Karate-do is well known as the way of the empty hand, and a predominantly striking art. This would imply that the art is predominantly focused on strikes through punches, kicks, elbows, knees, palm and sometimes open hand techniques such as the palm strike and ‘knife hand’ or ‘spear hand’ (imagine the Karate chop). Sounds like a very menacing self-defense system, doesn’t it?
As mentioned in the first section of the article, each discipline inherits information of another discipline. Historically, karate included techniques such as throws, joint locks and some grappling. In fact, karate has a set of common throws that can be found in many forms (refer: kata).
Some of them include the following:
Leg sweeps – ashi barai, shoto geri, shoto gari (judo), uchi gari, tai otoshi, harai goshi, etc. (some are judo terms)
Throws – seoi nage, ogoshi, kaiten nage, tenshi nage, kote gaeshi, irimi nage, etc.
Joint locks – I’m not familiar with some of the names, but some include my favorite ikkyo, nikkyo, shihonage and their variants.
The above are some examples I can think of on the top of my head that can be observed during kata applications (refer: bunkai) and during sports sparring (refer: sports kumite). If you’re wondering; yes, those are techniques inherited from the systems famed for their expertise in throwing and locking, Aikido, Judo and Jujitsu.
Generally, throws and leg sweeps monetize from exploiting the balance and anatomy weakness of the human body. Leg sweeps exploit the shifting body weight and balance, throws exploit center of gravity and body balance, joint locks exploit areas of the anatomy that limit movement. If understood and used properly, these techniques are just as effective, if not more than striking techniques for self-defense. Not to mention they look cooler to learn and perform.
I do not claim to be an expert in any of the above arts or any form of self-defense, but I am a firm believer that self-defense comes in two forms, restraint and removal and outright beating the attacker up. However, in an event where you clearly know there’s a difference in strength (i.e. the average man vs average woman), it’s hard to predict the outcome, if ball kicking isn’t involved.

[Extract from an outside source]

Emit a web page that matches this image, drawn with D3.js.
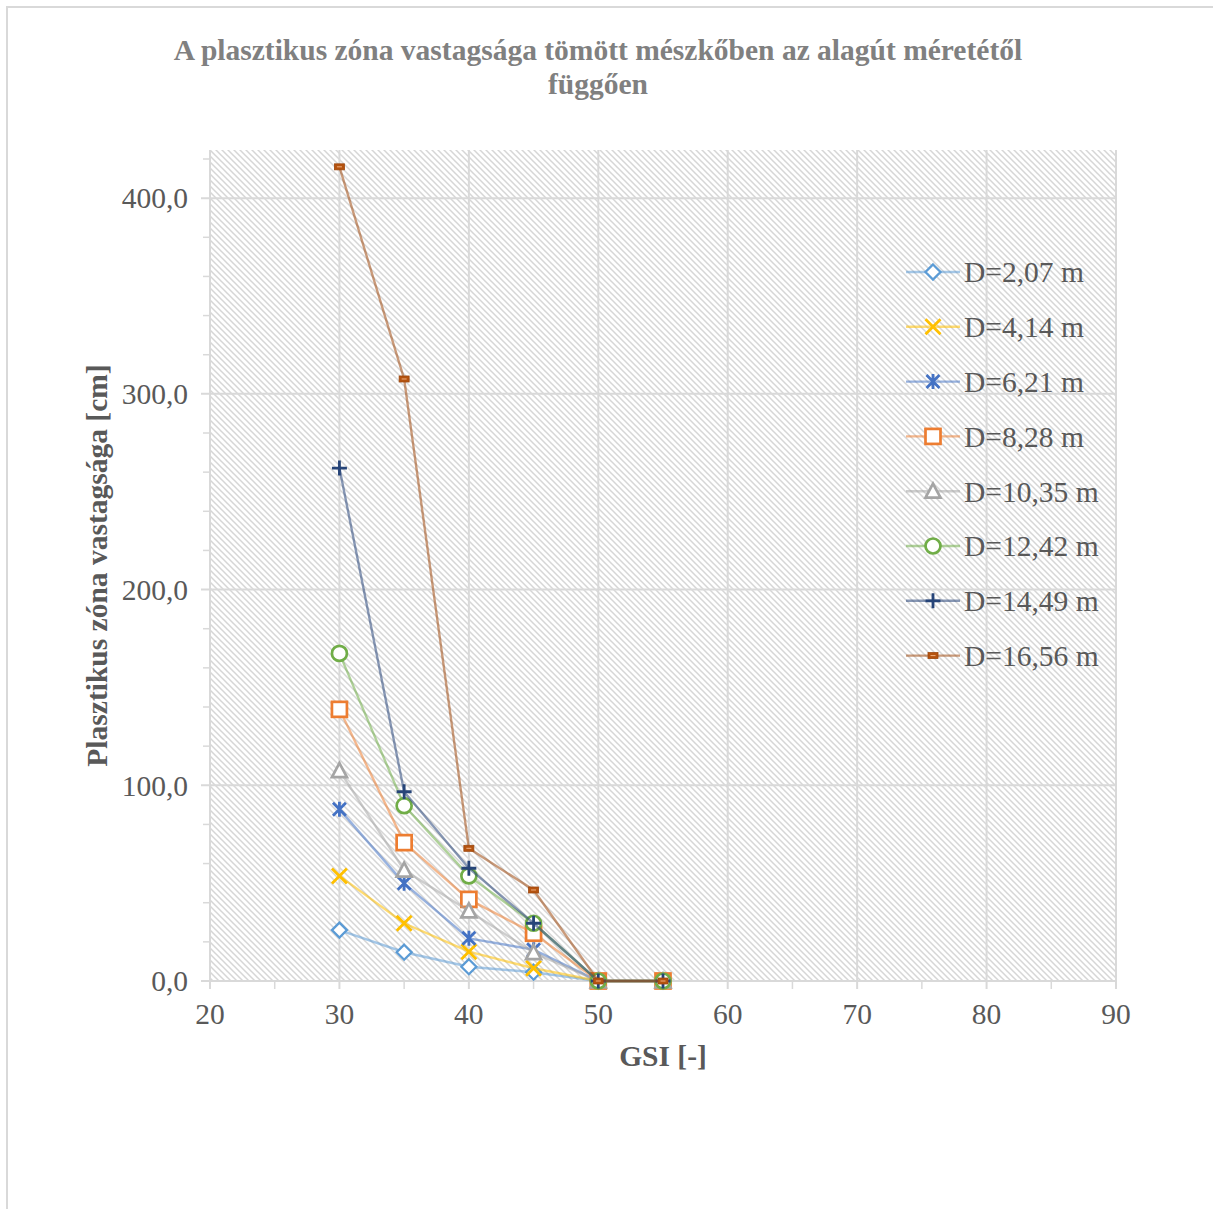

On the other hand, I can safely say that every human has a similar anatomy and can ensure you that strength is not part of human anatomy. This would sort of describe the saying, brain versus brawn during a confrontation. But, if you are defending against an alien, a gun might be a better choice.
Now, coming back to Karate, a typical class would include warm ups, basic techniques and movement, kata practice and/or kumite. Kata practice often includes bunkai training in a form of one step sparring (refer: ippon kumite) and often ends up consisting of a combination of blocks and strikes. Although some bunkai include joint locks and throws, it is often done with a degree of strength involved, meaning it might be missing some details during execution. Throws, sweeps and locks should be executed with minimum use of strength, meaning a smaller individual should be able to execute the technique on someone approximately twice or half their size (not weight). Additionally, the partner (refer: uke) should learn how to use a variety of break falls to prevent further injury upon execution of a technique.
Admittedly, this isn’t the easiest task to teach, learn and pickup just from watching videos or a master perform it on you several times for a seminar. Like any group or partner activity, it is important to communicate how you felt during the technique to help each other learn. Although this will likely take double, maybe triple the duration to master as opposed to turning up to a judo or aikido class; what’s important is that you understand what you are doing on the journey of perfecting the technique.
In short: Practice, Practice, Practice!
Karate is a ‘complete’ martial arts system that comprises of strikes, throws, sweeps joint locks and sometimes grappling. Instead of just focusing on striking, spend some time with your peers and instructor to discuss possible throwing and locking techniques within a kata’s bunkai and not tunnel vision on the ‘standard’ answer. Practice, experiment and research different joint locks and throws available although self-learning is a pain. But I promise doing so will be fruitful towards your development.
Remember, you can’t and shouldn’t learn things in isolation. Be your own Karate Superhero!